> [TASK INPUTS]
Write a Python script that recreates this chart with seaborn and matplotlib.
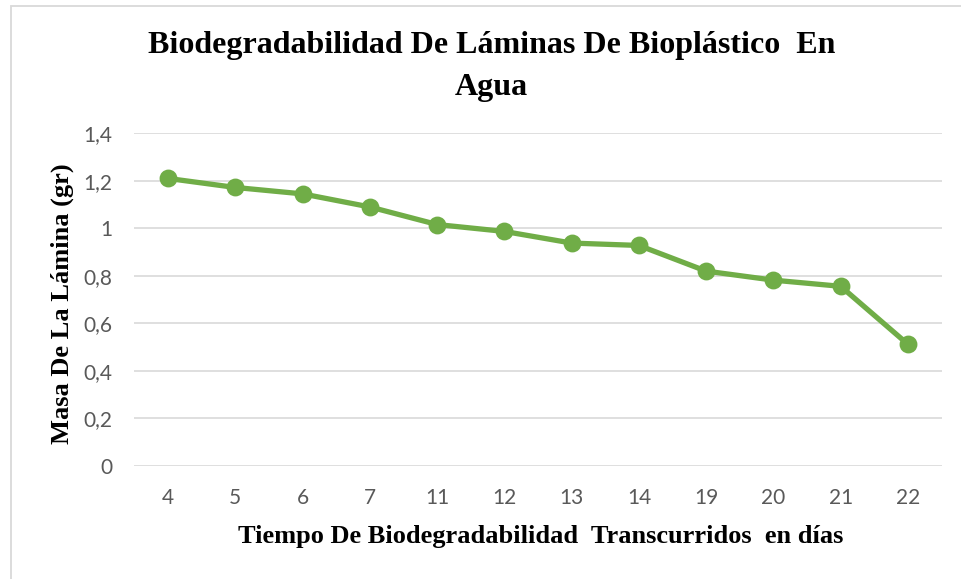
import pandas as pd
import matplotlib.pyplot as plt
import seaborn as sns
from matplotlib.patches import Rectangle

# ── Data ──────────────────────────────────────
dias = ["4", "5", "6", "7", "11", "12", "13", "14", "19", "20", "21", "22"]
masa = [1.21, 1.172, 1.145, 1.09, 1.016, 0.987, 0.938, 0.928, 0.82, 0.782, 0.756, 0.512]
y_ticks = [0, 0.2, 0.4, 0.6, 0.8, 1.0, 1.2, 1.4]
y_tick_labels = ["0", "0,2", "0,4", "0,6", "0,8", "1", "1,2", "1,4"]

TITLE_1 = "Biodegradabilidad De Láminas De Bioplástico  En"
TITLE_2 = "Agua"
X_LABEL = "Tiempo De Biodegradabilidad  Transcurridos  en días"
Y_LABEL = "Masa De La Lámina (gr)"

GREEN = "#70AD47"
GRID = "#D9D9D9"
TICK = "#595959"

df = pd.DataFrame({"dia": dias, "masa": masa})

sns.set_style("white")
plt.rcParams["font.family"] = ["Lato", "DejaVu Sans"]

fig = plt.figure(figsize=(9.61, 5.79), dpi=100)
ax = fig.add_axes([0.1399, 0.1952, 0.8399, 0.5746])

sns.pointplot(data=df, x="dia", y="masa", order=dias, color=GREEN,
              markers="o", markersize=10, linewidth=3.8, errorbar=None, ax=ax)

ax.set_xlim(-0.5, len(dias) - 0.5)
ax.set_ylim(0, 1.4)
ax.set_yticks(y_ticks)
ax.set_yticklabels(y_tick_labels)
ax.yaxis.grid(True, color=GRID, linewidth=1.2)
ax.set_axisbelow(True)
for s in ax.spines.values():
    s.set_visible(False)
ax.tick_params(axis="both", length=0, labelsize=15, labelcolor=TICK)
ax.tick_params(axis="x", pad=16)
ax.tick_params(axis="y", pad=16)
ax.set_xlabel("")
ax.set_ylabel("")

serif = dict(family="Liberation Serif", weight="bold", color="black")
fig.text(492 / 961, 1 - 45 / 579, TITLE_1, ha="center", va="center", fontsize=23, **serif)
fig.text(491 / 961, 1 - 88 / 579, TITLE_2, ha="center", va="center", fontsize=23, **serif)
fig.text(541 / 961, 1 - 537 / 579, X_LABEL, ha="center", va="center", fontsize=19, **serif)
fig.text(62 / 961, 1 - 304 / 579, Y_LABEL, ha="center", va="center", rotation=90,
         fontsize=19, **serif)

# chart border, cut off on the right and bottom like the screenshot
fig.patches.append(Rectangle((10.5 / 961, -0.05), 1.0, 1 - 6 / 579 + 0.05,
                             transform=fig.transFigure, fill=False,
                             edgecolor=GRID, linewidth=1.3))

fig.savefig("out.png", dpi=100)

--

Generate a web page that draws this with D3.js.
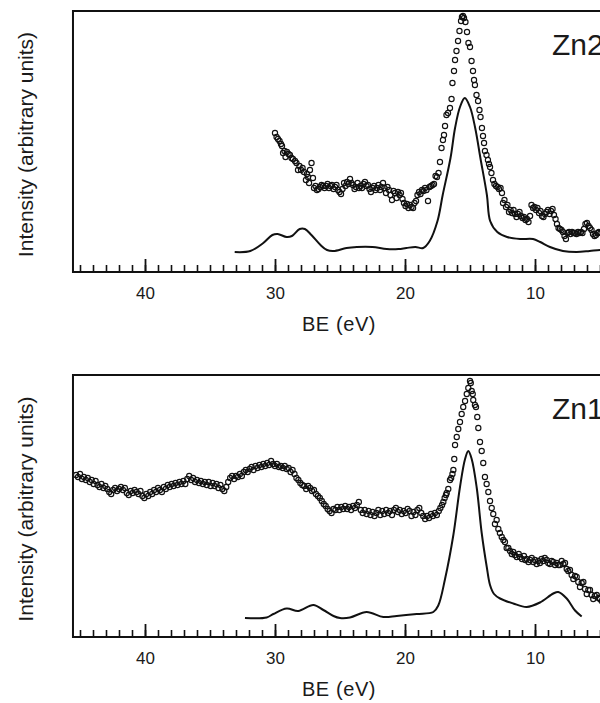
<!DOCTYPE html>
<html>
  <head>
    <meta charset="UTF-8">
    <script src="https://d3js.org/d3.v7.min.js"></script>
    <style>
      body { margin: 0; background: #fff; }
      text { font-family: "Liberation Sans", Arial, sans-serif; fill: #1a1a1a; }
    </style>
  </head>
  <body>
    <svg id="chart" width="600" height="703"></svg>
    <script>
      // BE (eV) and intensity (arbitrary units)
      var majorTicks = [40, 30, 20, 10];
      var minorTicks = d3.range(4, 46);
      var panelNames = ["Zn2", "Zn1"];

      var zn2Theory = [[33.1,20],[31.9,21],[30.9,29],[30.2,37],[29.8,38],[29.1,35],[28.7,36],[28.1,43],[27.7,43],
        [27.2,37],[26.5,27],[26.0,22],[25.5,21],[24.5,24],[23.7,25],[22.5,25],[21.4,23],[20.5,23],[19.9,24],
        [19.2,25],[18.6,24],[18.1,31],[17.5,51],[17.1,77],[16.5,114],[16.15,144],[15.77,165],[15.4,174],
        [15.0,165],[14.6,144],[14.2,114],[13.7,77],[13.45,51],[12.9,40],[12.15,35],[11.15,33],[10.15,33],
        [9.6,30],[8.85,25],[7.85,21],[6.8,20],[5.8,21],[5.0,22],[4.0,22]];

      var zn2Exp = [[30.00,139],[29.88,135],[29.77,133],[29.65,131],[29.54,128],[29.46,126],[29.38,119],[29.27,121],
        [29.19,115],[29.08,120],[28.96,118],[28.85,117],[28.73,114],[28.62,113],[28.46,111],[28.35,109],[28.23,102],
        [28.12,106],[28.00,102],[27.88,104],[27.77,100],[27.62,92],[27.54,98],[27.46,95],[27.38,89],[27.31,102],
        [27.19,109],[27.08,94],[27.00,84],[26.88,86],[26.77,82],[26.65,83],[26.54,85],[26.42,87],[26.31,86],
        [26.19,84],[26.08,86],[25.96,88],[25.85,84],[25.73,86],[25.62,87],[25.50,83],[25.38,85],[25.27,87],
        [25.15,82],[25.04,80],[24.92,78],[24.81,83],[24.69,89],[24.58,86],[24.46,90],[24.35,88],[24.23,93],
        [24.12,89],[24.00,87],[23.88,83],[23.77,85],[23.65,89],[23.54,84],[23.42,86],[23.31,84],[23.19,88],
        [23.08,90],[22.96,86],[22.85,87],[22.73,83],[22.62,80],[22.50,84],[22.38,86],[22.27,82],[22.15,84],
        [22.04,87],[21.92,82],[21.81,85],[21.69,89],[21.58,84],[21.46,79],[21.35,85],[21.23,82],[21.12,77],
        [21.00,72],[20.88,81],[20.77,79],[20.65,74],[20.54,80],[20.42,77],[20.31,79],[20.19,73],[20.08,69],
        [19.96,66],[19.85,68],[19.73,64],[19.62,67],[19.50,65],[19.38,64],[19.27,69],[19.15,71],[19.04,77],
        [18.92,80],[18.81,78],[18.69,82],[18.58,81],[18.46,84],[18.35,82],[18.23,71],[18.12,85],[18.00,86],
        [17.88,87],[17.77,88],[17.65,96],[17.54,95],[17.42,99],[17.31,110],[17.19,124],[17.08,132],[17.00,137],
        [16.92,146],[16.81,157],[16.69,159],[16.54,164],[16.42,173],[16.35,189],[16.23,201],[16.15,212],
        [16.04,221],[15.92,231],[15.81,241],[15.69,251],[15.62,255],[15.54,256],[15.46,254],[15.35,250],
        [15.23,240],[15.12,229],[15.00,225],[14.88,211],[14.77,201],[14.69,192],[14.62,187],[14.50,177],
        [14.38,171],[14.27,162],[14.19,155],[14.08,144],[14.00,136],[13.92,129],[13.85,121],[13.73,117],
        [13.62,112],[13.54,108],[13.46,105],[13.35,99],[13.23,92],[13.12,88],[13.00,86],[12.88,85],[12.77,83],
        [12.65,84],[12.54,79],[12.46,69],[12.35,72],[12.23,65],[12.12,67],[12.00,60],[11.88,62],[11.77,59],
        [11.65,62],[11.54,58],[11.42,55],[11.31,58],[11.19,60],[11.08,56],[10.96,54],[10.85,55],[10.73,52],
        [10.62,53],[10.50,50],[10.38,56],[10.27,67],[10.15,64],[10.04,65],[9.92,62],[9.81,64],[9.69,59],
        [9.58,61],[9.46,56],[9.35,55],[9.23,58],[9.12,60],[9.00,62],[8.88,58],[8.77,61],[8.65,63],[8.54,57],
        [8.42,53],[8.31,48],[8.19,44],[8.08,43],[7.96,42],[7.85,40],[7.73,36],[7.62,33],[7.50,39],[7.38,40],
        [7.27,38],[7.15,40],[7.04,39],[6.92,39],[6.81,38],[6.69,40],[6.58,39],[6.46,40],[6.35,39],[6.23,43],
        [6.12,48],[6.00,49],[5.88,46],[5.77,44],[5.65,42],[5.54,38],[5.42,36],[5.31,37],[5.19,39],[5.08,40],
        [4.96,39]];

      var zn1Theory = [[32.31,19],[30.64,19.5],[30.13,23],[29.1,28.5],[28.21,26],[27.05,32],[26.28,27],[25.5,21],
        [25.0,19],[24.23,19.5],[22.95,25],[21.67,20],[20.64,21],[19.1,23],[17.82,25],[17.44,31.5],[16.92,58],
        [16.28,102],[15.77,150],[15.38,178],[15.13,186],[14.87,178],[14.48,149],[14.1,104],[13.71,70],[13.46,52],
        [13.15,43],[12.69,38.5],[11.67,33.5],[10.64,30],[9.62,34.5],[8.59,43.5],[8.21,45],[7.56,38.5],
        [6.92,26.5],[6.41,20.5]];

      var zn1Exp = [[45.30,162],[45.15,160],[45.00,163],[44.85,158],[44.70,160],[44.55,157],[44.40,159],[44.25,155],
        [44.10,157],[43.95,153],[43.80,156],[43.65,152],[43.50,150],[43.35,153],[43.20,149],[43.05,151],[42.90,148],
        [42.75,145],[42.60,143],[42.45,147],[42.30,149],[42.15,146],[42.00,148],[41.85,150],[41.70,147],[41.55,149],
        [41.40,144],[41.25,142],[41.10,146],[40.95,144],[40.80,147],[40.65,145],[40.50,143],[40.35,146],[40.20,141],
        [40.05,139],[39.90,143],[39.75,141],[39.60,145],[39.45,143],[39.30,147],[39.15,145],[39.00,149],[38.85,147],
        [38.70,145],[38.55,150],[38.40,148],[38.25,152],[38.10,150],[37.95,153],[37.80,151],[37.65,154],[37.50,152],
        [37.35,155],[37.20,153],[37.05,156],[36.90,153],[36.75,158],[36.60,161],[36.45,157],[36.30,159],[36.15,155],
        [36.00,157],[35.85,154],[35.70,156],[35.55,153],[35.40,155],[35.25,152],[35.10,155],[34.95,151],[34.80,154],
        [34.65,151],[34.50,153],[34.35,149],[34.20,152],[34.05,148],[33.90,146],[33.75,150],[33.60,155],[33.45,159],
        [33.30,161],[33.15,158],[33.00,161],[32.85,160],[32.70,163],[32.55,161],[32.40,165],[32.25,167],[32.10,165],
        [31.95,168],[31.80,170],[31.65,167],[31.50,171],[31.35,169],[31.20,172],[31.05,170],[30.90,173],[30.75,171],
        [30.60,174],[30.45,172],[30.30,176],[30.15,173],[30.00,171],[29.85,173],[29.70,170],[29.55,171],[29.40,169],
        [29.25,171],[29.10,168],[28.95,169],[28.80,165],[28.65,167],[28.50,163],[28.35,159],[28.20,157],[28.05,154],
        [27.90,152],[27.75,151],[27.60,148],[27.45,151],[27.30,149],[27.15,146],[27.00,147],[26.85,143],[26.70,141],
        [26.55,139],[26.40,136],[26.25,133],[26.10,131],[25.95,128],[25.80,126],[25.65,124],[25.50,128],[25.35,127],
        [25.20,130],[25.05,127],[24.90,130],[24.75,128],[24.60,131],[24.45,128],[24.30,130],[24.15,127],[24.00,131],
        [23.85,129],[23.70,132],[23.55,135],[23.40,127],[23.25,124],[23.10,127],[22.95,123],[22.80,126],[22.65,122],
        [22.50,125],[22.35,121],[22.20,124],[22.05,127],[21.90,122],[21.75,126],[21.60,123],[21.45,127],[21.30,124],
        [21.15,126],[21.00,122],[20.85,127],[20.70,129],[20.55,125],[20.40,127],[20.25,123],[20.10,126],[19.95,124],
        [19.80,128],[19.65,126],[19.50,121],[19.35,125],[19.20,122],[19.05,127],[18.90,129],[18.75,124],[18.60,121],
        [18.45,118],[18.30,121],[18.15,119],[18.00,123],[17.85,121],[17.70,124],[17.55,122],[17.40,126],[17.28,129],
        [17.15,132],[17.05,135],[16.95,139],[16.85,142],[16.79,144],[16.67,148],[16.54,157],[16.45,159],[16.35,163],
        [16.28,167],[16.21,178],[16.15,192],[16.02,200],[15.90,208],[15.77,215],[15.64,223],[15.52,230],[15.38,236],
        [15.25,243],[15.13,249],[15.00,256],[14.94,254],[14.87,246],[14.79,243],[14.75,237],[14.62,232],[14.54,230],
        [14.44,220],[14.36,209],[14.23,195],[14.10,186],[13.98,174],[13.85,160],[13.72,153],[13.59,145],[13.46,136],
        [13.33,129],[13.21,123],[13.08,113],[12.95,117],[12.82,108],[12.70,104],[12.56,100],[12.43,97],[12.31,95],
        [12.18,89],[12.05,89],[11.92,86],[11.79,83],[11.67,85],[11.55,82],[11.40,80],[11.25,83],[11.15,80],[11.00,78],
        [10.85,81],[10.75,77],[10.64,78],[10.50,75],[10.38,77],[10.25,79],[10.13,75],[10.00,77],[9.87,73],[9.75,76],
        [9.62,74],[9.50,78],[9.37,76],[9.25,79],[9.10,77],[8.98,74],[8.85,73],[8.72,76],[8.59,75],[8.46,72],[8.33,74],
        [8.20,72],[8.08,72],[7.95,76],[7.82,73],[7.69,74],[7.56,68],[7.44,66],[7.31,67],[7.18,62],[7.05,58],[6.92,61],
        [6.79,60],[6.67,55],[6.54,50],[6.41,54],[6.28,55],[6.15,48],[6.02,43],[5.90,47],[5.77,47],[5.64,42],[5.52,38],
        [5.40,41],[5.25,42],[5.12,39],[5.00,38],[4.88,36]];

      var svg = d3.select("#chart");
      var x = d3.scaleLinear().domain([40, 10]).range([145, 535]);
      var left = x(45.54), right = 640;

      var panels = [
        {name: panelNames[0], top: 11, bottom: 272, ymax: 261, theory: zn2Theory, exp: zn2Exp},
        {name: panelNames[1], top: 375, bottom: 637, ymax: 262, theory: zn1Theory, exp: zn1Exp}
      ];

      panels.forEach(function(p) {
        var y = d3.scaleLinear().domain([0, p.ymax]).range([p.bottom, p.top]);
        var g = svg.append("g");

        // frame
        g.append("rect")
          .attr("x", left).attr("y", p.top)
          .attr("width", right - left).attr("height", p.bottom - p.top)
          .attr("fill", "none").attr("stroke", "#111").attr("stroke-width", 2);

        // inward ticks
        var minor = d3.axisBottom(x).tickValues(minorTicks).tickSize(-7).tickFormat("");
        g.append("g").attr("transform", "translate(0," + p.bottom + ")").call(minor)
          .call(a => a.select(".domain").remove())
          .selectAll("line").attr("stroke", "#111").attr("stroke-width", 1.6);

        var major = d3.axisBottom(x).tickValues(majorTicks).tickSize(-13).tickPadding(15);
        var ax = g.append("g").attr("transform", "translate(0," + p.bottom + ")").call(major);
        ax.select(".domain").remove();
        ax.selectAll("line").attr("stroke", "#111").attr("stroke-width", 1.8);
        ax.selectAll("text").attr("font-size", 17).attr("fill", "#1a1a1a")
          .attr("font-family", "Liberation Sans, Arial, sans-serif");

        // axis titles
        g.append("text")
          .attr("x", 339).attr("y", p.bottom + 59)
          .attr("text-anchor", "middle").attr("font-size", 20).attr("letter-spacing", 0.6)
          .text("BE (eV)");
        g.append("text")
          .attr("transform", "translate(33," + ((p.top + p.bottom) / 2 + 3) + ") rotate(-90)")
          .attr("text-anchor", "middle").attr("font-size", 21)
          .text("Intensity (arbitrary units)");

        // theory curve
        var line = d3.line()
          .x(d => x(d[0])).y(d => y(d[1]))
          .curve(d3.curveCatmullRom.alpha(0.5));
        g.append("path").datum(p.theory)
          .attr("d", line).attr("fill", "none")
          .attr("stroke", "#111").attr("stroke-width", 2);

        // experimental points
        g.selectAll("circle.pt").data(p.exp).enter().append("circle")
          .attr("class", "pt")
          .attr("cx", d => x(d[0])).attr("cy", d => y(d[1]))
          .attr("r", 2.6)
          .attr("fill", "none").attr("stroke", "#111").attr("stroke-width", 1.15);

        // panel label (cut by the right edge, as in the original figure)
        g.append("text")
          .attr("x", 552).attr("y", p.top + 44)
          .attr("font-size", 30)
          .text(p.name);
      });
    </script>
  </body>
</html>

> [TASK REQUIREMENTS] Extract every line from the records above that contains the word "chart".

> [ANSWER TO THE PROBLEM]
Write a Python script that recreates this chart with seaborn and matplotlib.
# chart border, cut off on the right and bottom like the screenshot
    <svg id="chart" width="600" height="703"></svg>
      var svg = d3.select("#chart");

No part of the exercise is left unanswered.